Turkish authorities have not commented on Monday’s strike which killed three members of the counterterrorism forces of Iraq’s autonomous Kurdish region and wounded three others at Arbat airfield, southeast of the city of Sulaimaniyah.
While such attacks against the Iraqi Kurdish security services are extremely rare, Ankara is leading a quickening campaign in northern Iraq and neighbouring Syria, targeting Kurdish fighters. A senior military official in Baghdad said that the drone which killed the counterterrorism officers had originated in Turkey.
Around 5:00 pm (1400 GMT) on Monday, “the drone entered Iraqi airspace, crossing the border from Turkey, and bombarded the Arbat airfield,” which is mainly used by crop-spraying aircraft, said General Yehya Rassoul, spokesman of the federal armed forces commander in chief.
“This attack constitutes a violation of Iraq’s sovereignty”, he said, adding: “Iraq reserves the right to put a stop to these violations.” “These repeated attacks are incompatible with the principle of good neighbourliness between states. They threaten to undermine Iraq’s efforts to build positive and balanced political, economic and security relations with its neighbours,” Rassoul said.
On Sunday, a Turkish drone strike killed a senior official and three fighters of the Kurdistan Workers’ Party (PKK) in the Sinjar Mountains of northwestern Iraq, Iraqi Kurdish authorities said. Ankara and its Western allies classify the PKK as a “terrorist” organisation.

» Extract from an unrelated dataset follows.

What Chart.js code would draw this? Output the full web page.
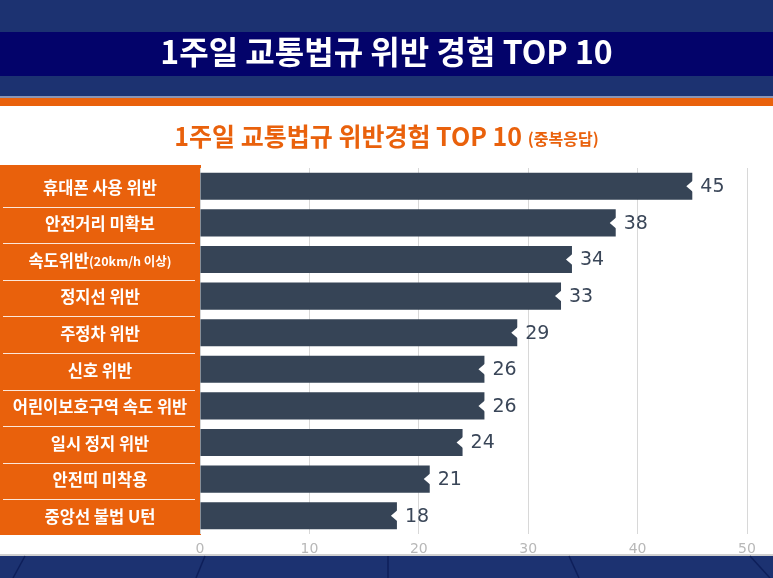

The United Nations mission in Iraq condemned the attack on Arbat airfield. “Attacks repeatedly violating Iraqi sovereignty must stop,” it said. “Security concerns must be addressed through dialogue and diplomacy — not strikes.”

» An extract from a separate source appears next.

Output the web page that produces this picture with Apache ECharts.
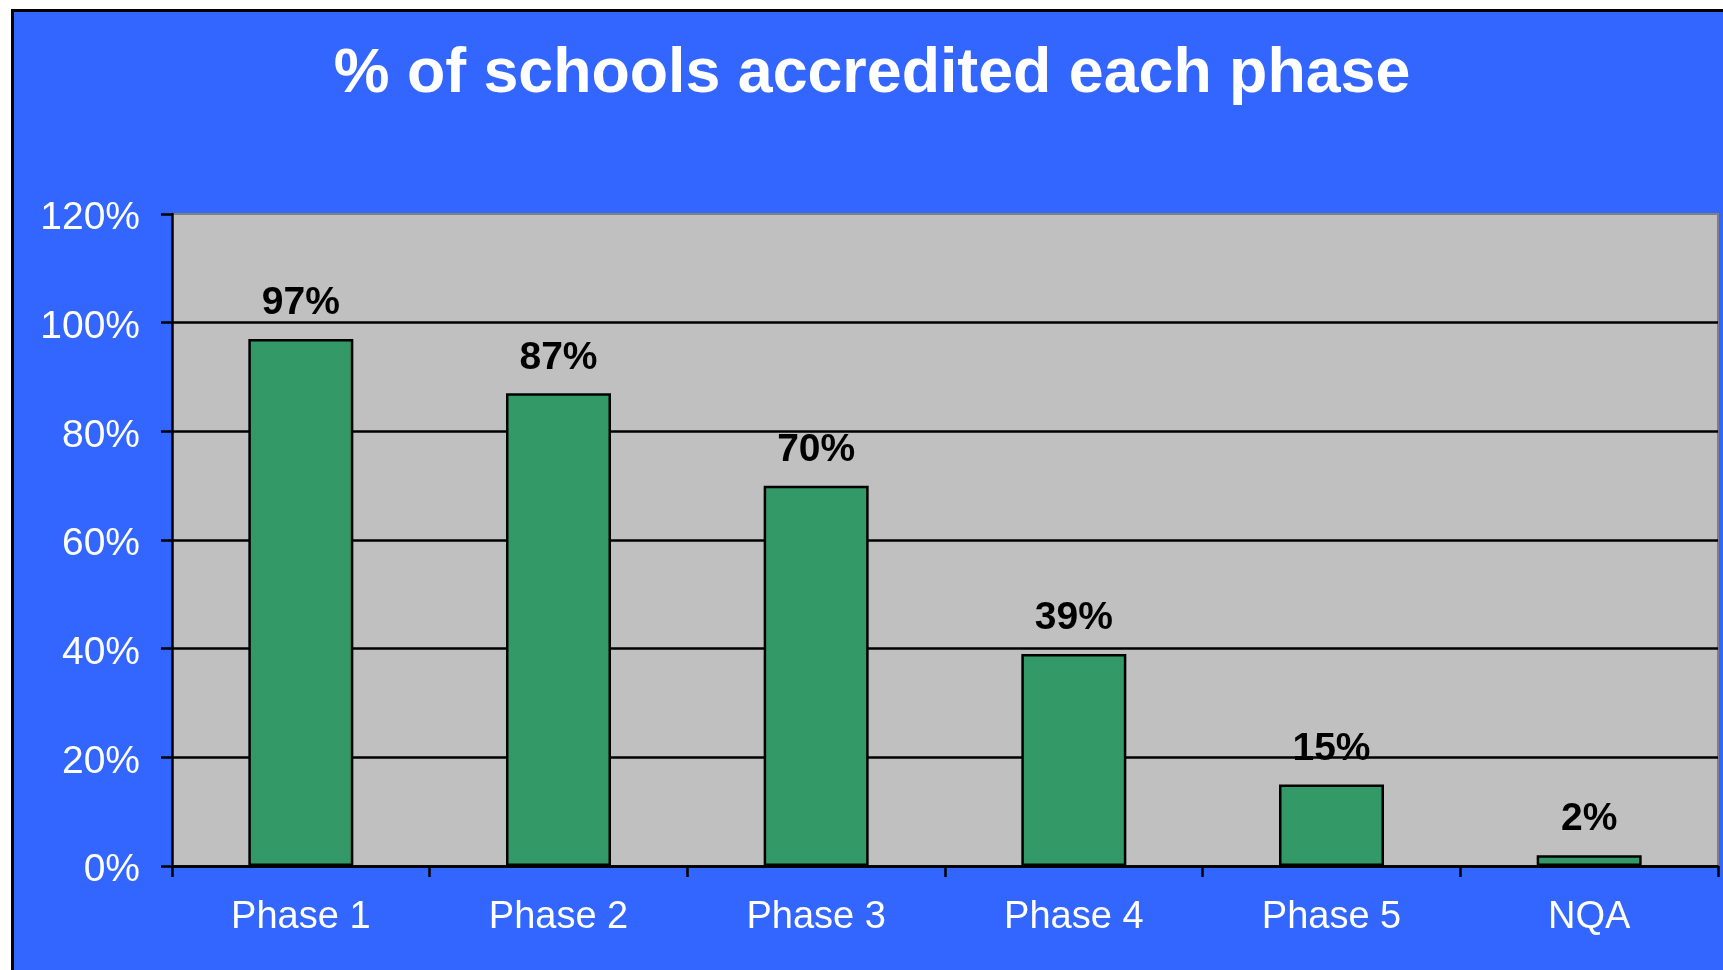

The Turkish army rarely comments on its strikes in Iraq but routinely conducts military operations against PKK rear-bases in autonomous Kurdistan as well as in Sinjar district.
The PKK has been waging a deadly insurgency against the Turkish state for four decades and the conflict has repeatedly spilt across the border into northern Iraq.
Turkey operates dozens of military posts in northern Iraq initially established under an agreement struck in the eighties with the government of executed dictator Saddam Hussein.
In April, Baghdad accused Ankara of carrying out a “bombardment” near Sulaimaniyah airport while US soldiers and the commander of the Syrian Democratic Forces — a US-backed alliance dominated by the PKK’s Syrian Kurdish ally, the People’s Defence Units (YPG) — were present. That strike too drew condemnation from the office of president Rashid, who is himself a Kurd.
But Iraqi Kurdistan has also hosted for the past decades several Iranian Kurdish opposition groups hostile to the Islamic republic. One year ago, Iran repeatedly bombed the groups’ positions, accusing them of infiltrating the Islamic republic in order to lead attacks against its forces.
Iran also accused them of involvement in protests that exploded after the death in custody of young Iranian Kurdish woman Mahsa Amini. Tehran set September 19 as a deadline and threatened retaliation if Baghdad did not implement a “security agreement” which stipulated the disarming of these groups and their settlement in camps far from the Iranian border. In a statement on Tuesday, Baghdad assured that it had “respected its commitment” and that it had transferred these groups “to an area away from the border”.
“These groups were disarmed ahead of giving them refugee status”, added the statement published by a committee responsible for implementing the agreement, specifying that Iraqi federal army border guards were deployed in the recently evacuated border areas.